Item 1. Security and Issuer.
This statement relates to the shares of common stock, $0.01 par value per share (the “Common Stock”), of SG Blocks, Inc. a Delaware corporation (the “Issuer”). The address of the principal executive offices of the Issuer is 195 Montague St., Brooklyn, NY 11201.
Item 2. Identity and Background.
(a) This statement is filed by Bruce Grossman.
(b) The address of the principal office of Mr. Grossman is c/o Dillon Hill Capital LLC 200 Business Park Drive, Suite 306 Armonk, NY 10504.
(c) The principal business of Mr. Grossman is investing in securities. Mr. Grossman is the sole member of Dillon Hill Capital, LLC, a Delaware limited liability company. Mr. Grossman’s spouse is the co-trustee of a trust that is the sole member of Dillon Hill Investment Company, LLC, a Delaware limited liability company.
(d) Mr. Grossman has not, during the last five years, been convicted in a criminal proceeding (excluding traffic violations or similar misdemeanors).
(e) Mr. Grossman has not, during the last five years, been a party to a civil proceeding of a judicial or administrative body of competent jurisdiction and as a result of such proceeding was or is subject to a judgment, decree or final order enjoining future violations of, or prohibiting or mandating activities subject to, federal or state securities laws or finding any violation with respect to such laws.

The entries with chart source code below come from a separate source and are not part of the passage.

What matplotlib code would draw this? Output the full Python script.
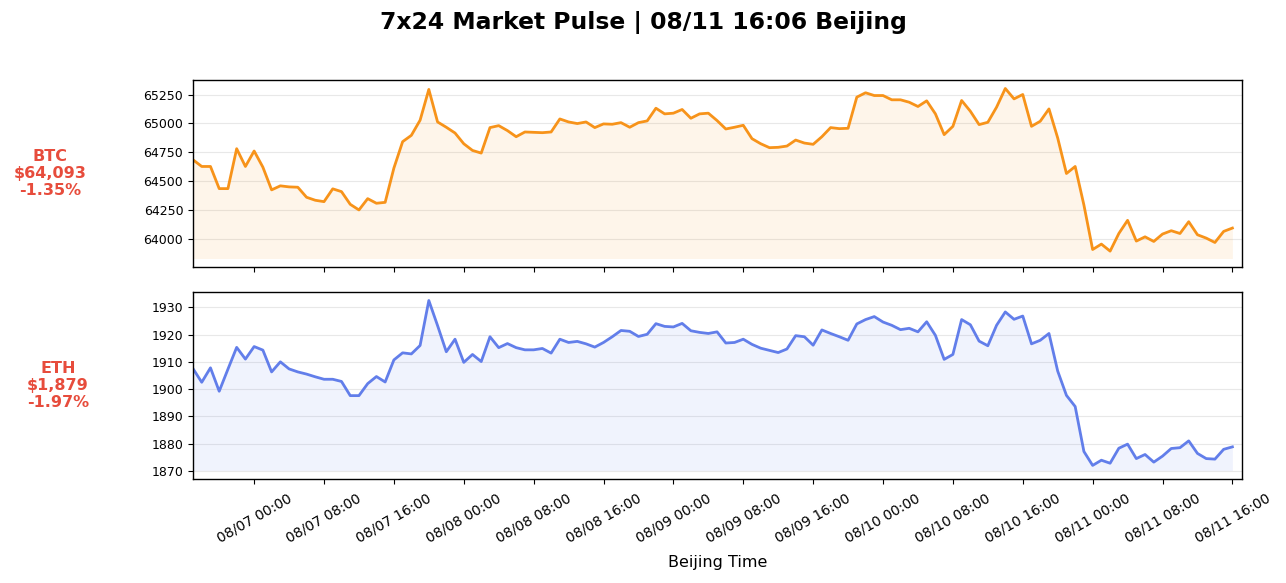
import matplotlib
matplotlib.use("Agg")
import matplotlib.pyplot as plt
import matplotlib.dates as mdates
import pandas as pd
import numpy as np

times = pd.date_range("2024-08-06 17:00", periods=120, freq="h")

btc = [
    64685, 64627, 64627, 64435, 64435, 64781, 64627, 64761, 64621, 64424,
    64459, 64450, 64447, 64360, 64334, 64322, 64433, 64409, 64299, 64250,
    64348, 64308, 64316, 64613, 64842, 64897, 65028, 65295, 65013, 64967,
    64917, 64824, 64766, 64743, 64964, 64981, 64938, 64885, 64926, 64923,
    64920, 64926, 65039, 65013, 64999, 65013, 64964, 64996, 64993, 65007,
    64967, 65007, 65022, 65132, 65083, 65089, 65121, 65045, 65083, 65089,
    65025, 64952, 64967, 64984, 64868, 64824, 64790, 64793, 64804, 64856,
    64830, 64819, 64885, 64964, 64955, 64958, 65228, 65266, 65242, 65242,
    65205, 65205, 65184, 65147, 65196, 65083, 64903, 64975, 65199, 65106,
    64990, 65010, 65141, 65303, 65213, 65251, 64975, 65019, 65126, 64874,
    64566, 64627, 64293, 63907, 63954, 63893, 64046, 64160, 63980, 64017,
    63977, 64041, 64070, 64046, 64148, 64035, 64006, 63968, 64064, 64093,
]

eth = [
    1907.5, 1902.5, 1907.8, 1899.2, 1907.3, 1915.3, 1911.0, 1915.6, 1914.3, 1906.3,
    1910.0, 1907.4, 1906.3, 1905.5, 1904.5, 1903.6, 1903.6, 1902.8, 1897.6, 1897.6,
    1902.0, 1904.6, 1902.6, 1910.7, 1913.3, 1912.9, 1916.0, 1932.5, 1923.3, 1913.7,
    1918.3, 1909.8, 1912.7, 1910.1, 1919.2, 1915.2, 1916.7, 1915.2, 1914.4, 1914.4,
    1914.9, 1913.2, 1918.3, 1917.1, 1917.5, 1916.6, 1915.4, 1917.1, 1919.2, 1921.5,
    1921.2, 1919.3, 1920.1, 1924.0, 1923.0, 1922.8, 1924.1, 1921.4, 1920.8, 1920.4,
    1921.0, 1916.9, 1917.1, 1918.3, 1916.4, 1915.0, 1914.2, 1913.4, 1914.7, 1919.6,
    1919.2, 1916.1, 1921.7, 1920.4, 1919.2, 1917.9, 1923.9, 1925.5, 1926.6, 1924.6,
    1923.4, 1921.8, 1922.3, 1921.0, 1924.7, 1919.7, 1910.9, 1912.7, 1925.5, 1923.6,
    1917.6, 1915.9, 1923.4, 1928.3, 1925.6, 1926.8, 1916.6, 1917.9, 1920.4, 1906.6,
    1897.7, 1893.6, 1877.1, 1872.0, 1873.9, 1872.8, 1878.3, 1879.8, 1874.5, 1876.0,
    1873.2, 1875.4, 1878.2, 1878.5, 1881.0, 1876.4, 1874.5, 1874.3, 1877.9, 1878.8,
]

symbols = ["BTC", "ETH"]
price_labels = ["$64,093", "$1,879"]
change_labels = ["-1.35%", "-1.97%"]
colors = ["#F7931A", "#627EEA"]
title = "7x24 Market Pulse | 08/11 16:06 Beijing"

W, H = 1286, 583
fig = plt.figure(figsize=(W / 100, H / 100), dpi=100)

left = 193 / W
width = (1242 - 193) / W
ax_btc = fig.add_axes([left, 1 - 267 / H, width, (267 - 80) / H])
ax_eth = fig.add_axes([left, 1 - 479 / H, width, (479 - 292) / H], sharex=ax_btc)

series = [btc, eth]
label_x = [50, 58]
for ax, vals, col, sym, pl, cl, lx in zip([ax_btc, ax_eth], series, colors, symbols,
                                          price_labels, change_labels, label_x):
    v = np.array(vals, dtype=float)
    base = v.min() * 0.999
    ax.plot(times, v, color=col, linewidth=2)
    ax.fill_between(times, v, base, color=col, alpha=0.09, linewidth=0)
    ax.grid(axis="y", color="#e8e8e8", linewidth=0.8)
    ax.set_axisbelow(True)
    ax.tick_params(axis="y", labelsize=9)
    ax.tick_params(axis="x", labelsize=10, pad=5)
    for s in ax.spines.values():
        s.set_linewidth(1.0)
    bbox = ax.get_position()
    yc = bbox.y0 + bbox.height / 2
    fig.text(lx / W, yc, f"{sym}\n{pl}\n{cl}", color="#E74C3C", fontsize=11.5,
             fontweight="bold", ha="center", va="center", multialignment="center")

ax_btc.set_xlim(times[0], times[-1] + pd.Timedelta(minutes=66))
ax_eth.xaxis.set_major_locator(mdates.HourLocator(byhour=[0, 8, 16]))
ax_eth.xaxis.set_major_formatter(mdates.DateFormatter("%m/%d %H:%M"))
plt.setp(ax_btc.get_xticklabels(), visible=False)
for lab in ax_eth.get_xticklabels():
    lab.set_rotation(30)
    lab.set_ha("center")

ax_eth.set_xlabel("Beijing Time", fontsize=11.5, labelpad=7)
fig.suptitle(title, fontsize=16.9, fontweight="bold", y=1 - 23 / H, va="center")

fig.savefig("out.png", dpi=100)
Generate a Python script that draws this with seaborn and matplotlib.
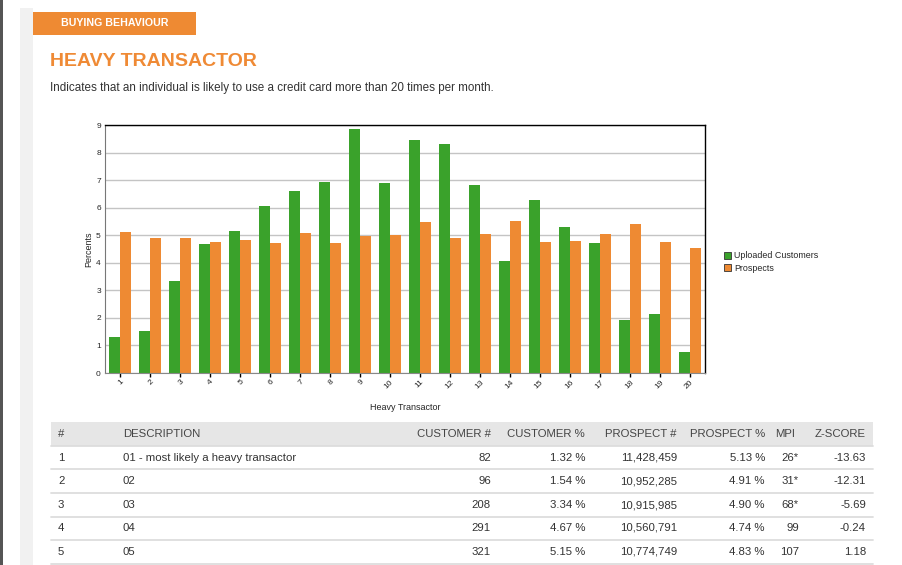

Item 3. Source or Amount of Funds or Other Consideration.
On June 30, 2016, the Issuer issued (i) 741,000 shares of Series A Convertible Preferred Stock, par value $1.00 (the “Preferred Stock”) to Dillon Hill Capital, LLC, which shares are convertible into 741,000 shares of Common Stock, and (ii) 370,500 shares of Preferred Stock to Dillon Hill Investment Company, LLC, which shares are convertible into 370,500 shares of Common Stock; each in consideration of the cancellation of an aggregate of $1,111,500 in loans to the Issuer pursuant to a plan of reorganization in connection with the Issuer’s emergence from bankruptcy. The pre-petition loans were financed by Dillon Hill Capital, LLC and Dillon Hill Investment Company, LLC with working capital.
The Issuer effected a 1 - for - 3 reverse stock split of its Common Stock and Preferred Stock on February 28, 2017.
On June 27, 2017, the Issuer completed a public offering of Common Stock. Prior to the offering, each share of the Issuer's Preferred Stock was converted into one share of Common Stock.